Problem to work on ▸
Retype exactly the lines from the first one through the line with "const yMin = 0, yMax = 14, yInterval = 2;", including both ends; skip any pictures.

Material ▸
· · · · ·

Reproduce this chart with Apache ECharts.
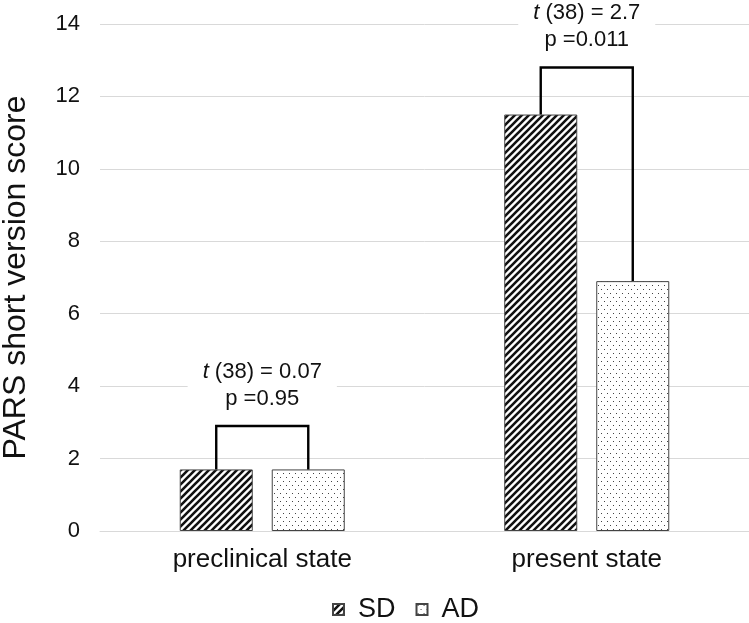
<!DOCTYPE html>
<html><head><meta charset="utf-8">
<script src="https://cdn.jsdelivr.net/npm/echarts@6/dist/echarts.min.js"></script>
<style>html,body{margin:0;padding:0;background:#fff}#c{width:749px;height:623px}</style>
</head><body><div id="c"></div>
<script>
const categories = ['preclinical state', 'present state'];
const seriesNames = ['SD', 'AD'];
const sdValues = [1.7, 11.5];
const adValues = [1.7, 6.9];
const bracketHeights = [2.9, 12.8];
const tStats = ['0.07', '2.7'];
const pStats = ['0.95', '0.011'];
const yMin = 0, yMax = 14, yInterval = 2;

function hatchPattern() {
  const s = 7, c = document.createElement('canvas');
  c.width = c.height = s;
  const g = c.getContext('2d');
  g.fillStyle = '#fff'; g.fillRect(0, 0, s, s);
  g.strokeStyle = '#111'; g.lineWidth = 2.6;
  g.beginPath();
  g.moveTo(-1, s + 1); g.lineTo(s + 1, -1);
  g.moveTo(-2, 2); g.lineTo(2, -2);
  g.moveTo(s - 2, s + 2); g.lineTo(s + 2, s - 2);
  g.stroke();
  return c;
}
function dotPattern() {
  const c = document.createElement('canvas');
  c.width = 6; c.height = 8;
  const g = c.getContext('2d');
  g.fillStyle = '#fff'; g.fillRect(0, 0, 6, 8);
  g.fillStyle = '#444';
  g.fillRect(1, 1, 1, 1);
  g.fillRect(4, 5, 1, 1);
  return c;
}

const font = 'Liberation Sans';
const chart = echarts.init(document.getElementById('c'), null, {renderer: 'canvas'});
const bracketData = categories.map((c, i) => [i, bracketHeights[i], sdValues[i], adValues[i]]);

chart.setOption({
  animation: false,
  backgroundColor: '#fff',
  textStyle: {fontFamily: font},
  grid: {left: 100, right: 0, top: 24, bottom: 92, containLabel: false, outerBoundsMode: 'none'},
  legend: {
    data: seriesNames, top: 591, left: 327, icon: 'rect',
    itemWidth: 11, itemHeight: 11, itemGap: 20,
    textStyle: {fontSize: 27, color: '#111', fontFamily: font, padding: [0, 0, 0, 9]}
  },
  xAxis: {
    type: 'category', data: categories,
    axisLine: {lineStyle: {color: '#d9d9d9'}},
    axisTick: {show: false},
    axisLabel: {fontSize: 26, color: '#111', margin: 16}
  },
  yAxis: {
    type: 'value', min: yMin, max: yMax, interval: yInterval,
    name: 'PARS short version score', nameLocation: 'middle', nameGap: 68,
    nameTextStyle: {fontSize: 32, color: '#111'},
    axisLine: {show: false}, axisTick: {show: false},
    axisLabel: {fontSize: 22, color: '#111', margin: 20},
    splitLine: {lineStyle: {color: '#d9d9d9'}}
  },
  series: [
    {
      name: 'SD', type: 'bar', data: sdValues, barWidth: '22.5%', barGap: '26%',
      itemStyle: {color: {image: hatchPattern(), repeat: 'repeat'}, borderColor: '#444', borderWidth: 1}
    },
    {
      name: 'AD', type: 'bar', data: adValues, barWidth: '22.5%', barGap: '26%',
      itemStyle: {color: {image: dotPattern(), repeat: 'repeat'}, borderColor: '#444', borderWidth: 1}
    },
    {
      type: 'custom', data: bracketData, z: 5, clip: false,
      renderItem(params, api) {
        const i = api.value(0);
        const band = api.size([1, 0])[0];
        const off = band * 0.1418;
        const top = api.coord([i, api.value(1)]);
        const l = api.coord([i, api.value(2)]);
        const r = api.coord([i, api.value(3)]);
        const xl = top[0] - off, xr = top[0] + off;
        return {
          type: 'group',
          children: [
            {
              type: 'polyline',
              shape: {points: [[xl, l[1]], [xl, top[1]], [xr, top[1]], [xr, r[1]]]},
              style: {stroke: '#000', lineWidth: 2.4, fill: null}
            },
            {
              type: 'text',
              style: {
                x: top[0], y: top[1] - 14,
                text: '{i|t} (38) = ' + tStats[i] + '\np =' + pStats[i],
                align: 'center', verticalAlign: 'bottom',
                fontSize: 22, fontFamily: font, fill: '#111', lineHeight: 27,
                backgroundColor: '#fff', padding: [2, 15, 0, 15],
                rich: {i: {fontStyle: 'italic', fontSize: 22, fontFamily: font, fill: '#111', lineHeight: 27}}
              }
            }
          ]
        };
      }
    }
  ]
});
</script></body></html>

· · · · ·

Final result ▸
Reproduce this chart with Apache ECharts.
<!DOCTYPE html>
<html><head><meta charset="utf-8">
<script src="https://cdn.jsdelivr.net/npm/echarts@6/dist/echarts.min.js"></script>
<style>html,body{margin:0;padding:0;background:#fff}#c{width:749px;height:623px}</style>
</head><body><div id="c"></div>
<script>
const categories = ['preclinical state', 'present state'];
const seriesNames = ['SD', 'AD'];
const sdValues = [1.7, 11.5];
const adValues = [1.7, 6.9];
const bracketHeights = [2.9, 12.8];
const tStats = ['0.07', '2.7'];
const pStats = ['0.95', '0.011'];
const yMin = 0, yMax = 14, yInterval = 2;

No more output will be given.